++++ Task material ++++

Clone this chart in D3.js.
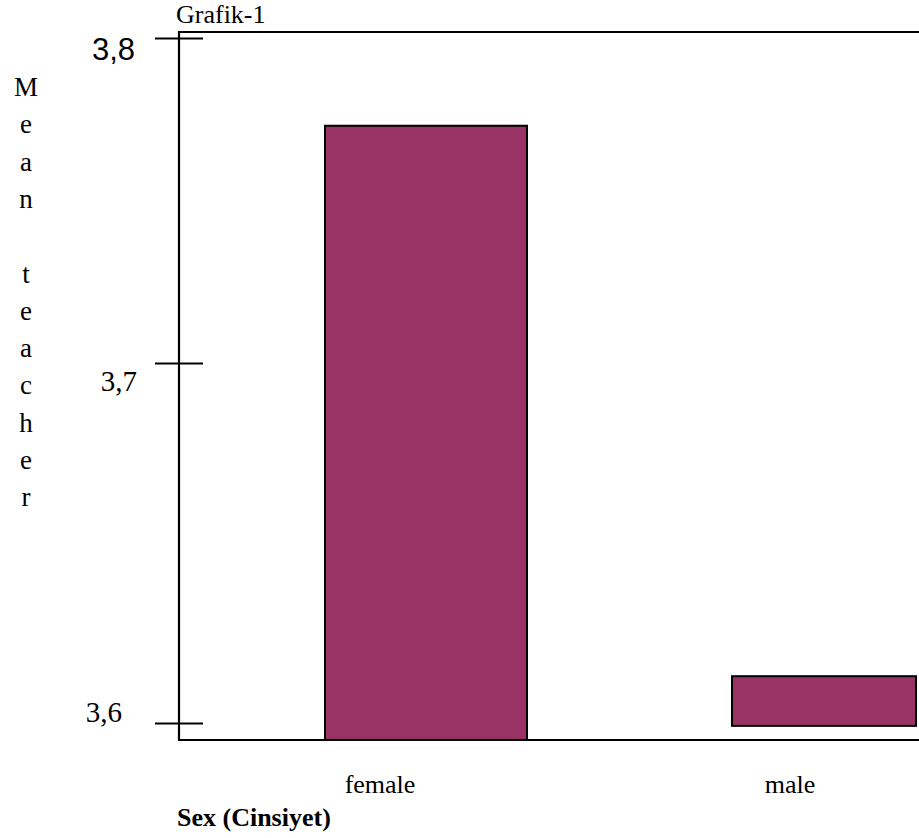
<!DOCTYPE html>
<html><head><meta charset="utf-8">
<script src="https://cdn.jsdelivr.net/npm/d3@7"></script>
<style>body{margin:0;background:#fff;} svg{display:block;}</style>
</head><body><div id="chart"></div>
<script>
const categories = ["female", "male"];
const meanValues = [3.773, 3.613];
const barBase = [3.5953, 3.5992];
const tickValues = [3.6, 3.7, 3.8];
const tickLabels = ["3,6", "3,7", "3,8"];
const chartTitle = "Grafik-1";
const yTitle = "Mean teacher";
const xTitle = "Sex (Cinsiyet)";

const W = 919, H = 838;
const svg = d3.select("#chart").append("svg").attr("width", W).attr("height", H);

const frame = {left: 179, top: 32, right: 925, bottom: 740};
const y = d3.scaleLinear().domain([3.6, 3.7, 3.8]).range([723, 363, 38]);
const x = d3.scaleBand().domain(categories).range([325, 325 + 2 * 407]).padding(0);
const bw = 202;
const xl = d3.scalePoint().domain(categories).range([380, 790]);

const serif = "'Liberation Serif','Times New Roman',serif";
const sans = "'Liberation Sans',Arial,sans-serif";

// bars
svg.selectAll("rect.bar").data(categories).join("rect")
  .attr("class", "bar")
  .attr("x", (d) => x(d))
  .attr("y", (d, i) => y(meanValues[i]))
  .attr("width", (d) => Math.min(bw, W - 3 - x(d)))
  .attr("height", (d, i) => y(barBase[i]) - y(meanValues[i]))
  .attr("fill", "#993366").attr("stroke", "#000").attr("stroke-width", 2);

// frame
svg.append("path")
  .attr("d", `M${frame.right},${frame.top}H${frame.left}V${frame.bottom}H${frame.right}`)
  .attr("fill", "none").attr("stroke", "#000").attr("stroke-width", 2.2);

// y axis ticks
const axis = d3.axisLeft(y).tickValues(tickValues).tickSize(24).tickFormat((d, i) => tickLabels[i]);
const gA = svg.append("g").attr("transform", `translate(${frame.left},0)`).call(axis);
gA.select(".domain").remove();
gA.selectAll(".tick line").attr("x1", -24).attr("x2", 24).attr("stroke", "#000").attr("stroke-width", 1.8);
const labelDy = {"3.6": -12, "3.7": 17, "3.8": 11};
const labelX = {"3.6": 122, "3.7": 137, "3.8": 135};
gA.selectAll(".tick text")
  .attr("x", (d) => labelX[d] - frame.left)
  .attr("dy", (d) => (labelDy[d] + 0.35 * 30) + "px")
  .attr("text-anchor", "end")
  .attr("fill", "#000")
  .style("font-family", (d) => d === 3.8 ? sans : serif)
  .style("font-size", (d) => d === 3.8 ? "31px" : "29px");

// category labels
svg.selectAll("text.cat").data(categories).join("text")
  .attr("class", "cat")
  .attr("x", (d) => xl(d)).attr("y", 793)
  .attr("text-anchor", "middle")
  .style("font-family", serif).style("font-size", "26px")
  .text((d) => d);

// title
svg.append("text").attr("x", 176).attr("y", 23)
  .style("font-family", serif).style("font-size", "26px").text(chartTitle);

// x title
svg.append("text").attr("x", 177).attr("y", 826)
  .style("font-family", serif).style("font-size", "26px").style("font-weight", "bold").text(xTitle);

// vertical stacked y title
const letters = yTitle.split("");
svg.selectAll("text.yl").data(letters).join("text")
  .attr("class", "yl")
  .attr("x", 26).attr("y", (d, i) => 96 + i * 37.3)
  .attr("text-anchor", "middle")
  .style("font-family", serif).style("font-size", "27px")
  .text((d) => d);
</script></body></html>
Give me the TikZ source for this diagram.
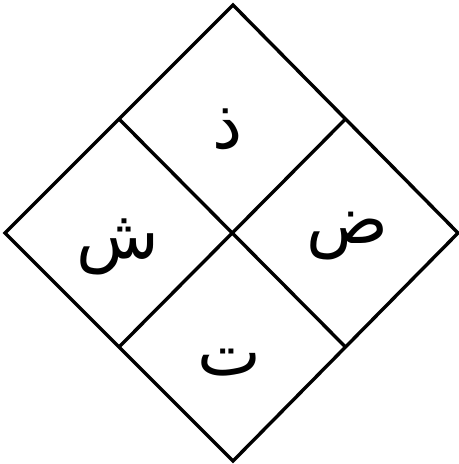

++++

Return the listing above in full and without alteration, excluding its pictures.

#### [Task response]
Clone this chart in D3.js.
<!DOCTYPE html>
<html><head><meta charset="utf-8">
<script src="https://cdn.jsdelivr.net/npm/d3@7"></script>
<style>body{margin:0;background:#fff;} svg{display:block;}</style>
</head><body><div id="chart"></div>
<script>
const categories = ["female", "male"];
const meanValues = [3.773, 3.613];
const barBase = [3.5953, 3.5992];
const tickValues = [3.6, 3.7, 3.8];
const tickLabels = ["3,6", "3,7", "3,8"];
const chartTitle = "Grafik-1";
const yTitle = "Mean teacher";
const xTitle = "Sex (Cinsiyet)";

const W = 919, H = 838;
const svg = d3.select("#chart").append("svg").attr("width", W).attr("height", H);

const frame = {left: 179, top: 32, right: 925, bottom: 740};
const y = d3.scaleLinear().domain([3.6, 3.7, 3.8]).range([723, 363, 38]);
const x = d3.scaleBand().domain(categories).range([325, 325 + 2 * 407]).padding(0);
const bw = 202;
const xl = d3.scalePoint().domain(categories).range([380, 790]);

const serif = "'Liberation Serif','Times New Roman',serif";
const sans = "'Liberation Sans',Arial,sans-serif";

// bars
svg.selectAll("rect.bar").data(categories).join("rect")
  .attr("class", "bar")
  .attr("x", (d) => x(d))
  .attr("y", (d, i) => y(meanValues[i]))
  .attr("width", (d) => Math.min(bw, W - 3 - x(d)))
  .attr("height", (d, i) => y(barBase[i]) - y(meanValues[i]))
  .attr("fill", "#993366").attr("stroke", "#000").attr("stroke-width", 2);

// frame
svg.append("path")
  .attr("d", `M${frame.right},${frame.top}H${frame.left}V${frame.bottom}H${frame.right}`)
  .attr("fill", "none").attr("stroke", "#000").attr("stroke-width", 2.2);

// y axis ticks
const axis = d3.axisLeft(y).tickValues(tickValues).tickSize(24).tickFormat((d, i) => tickLabels[i]);
const gA = svg.append("g").attr("transform", `translate(${frame.left},0)`).call(axis);
gA.select(".domain").remove();
gA.selectAll(".tick line").attr("x1", -24).attr("x2", 24).attr("stroke", "#000").attr("stroke-width", 1.8);
const labelDy = {"3.6": -12, "3.7": 17, "3.8": 11};
const labelX = {"3.6": 122, "3.7": 137, "3.8": 135};
gA.selectAll(".tick text")
  .attr("x", (d) => labelX[d] - frame.left)
  .attr("dy", (d) => (labelDy[d] + 0.35 * 30) + "px")
  .attr("text-anchor", "end")
  .attr("fill", "#000")
  .style("font-family", (d) => d === 3.8 ? sans : serif)
  .style("font-size", (d) => d === 3.8 ? "31px" : "29px");

// category labels
svg.selectAll("text.cat").data(categories).join("text")
  .attr("class", "cat")
  .attr("x", (d) => xl(d)).attr("y", 793)
  .attr("text-anchor", "middle")
  .style("font-family", serif).style("font-size", "26px")
  .text((d) => d);

// title
svg.append("text").attr("x", 176).attr("y", 23)
  .style("font-family", serif).style("font-size", "26px").text(chartTitle);

// x title
svg.append("text").attr("x", 177).attr("y", 826)
  .style("font-family", serif).style("font-size", "26px").style("font-weight", "bold").text(xTitle);

// vertical stacked y title
const letters = yTitle.split("");
svg.selectAll("text.yl").data(letters).join("text")
  .attr("class", "yl")
  .attr("x", 26).attr("y", (d, i) => 96 + i * 37.3)
  .attr("text-anchor", "middle")
  .style("font-family", serif).style("font-size", "27px")
  .text((d) => d);
</script></body></html>
Give me the TikZ source for this diagram.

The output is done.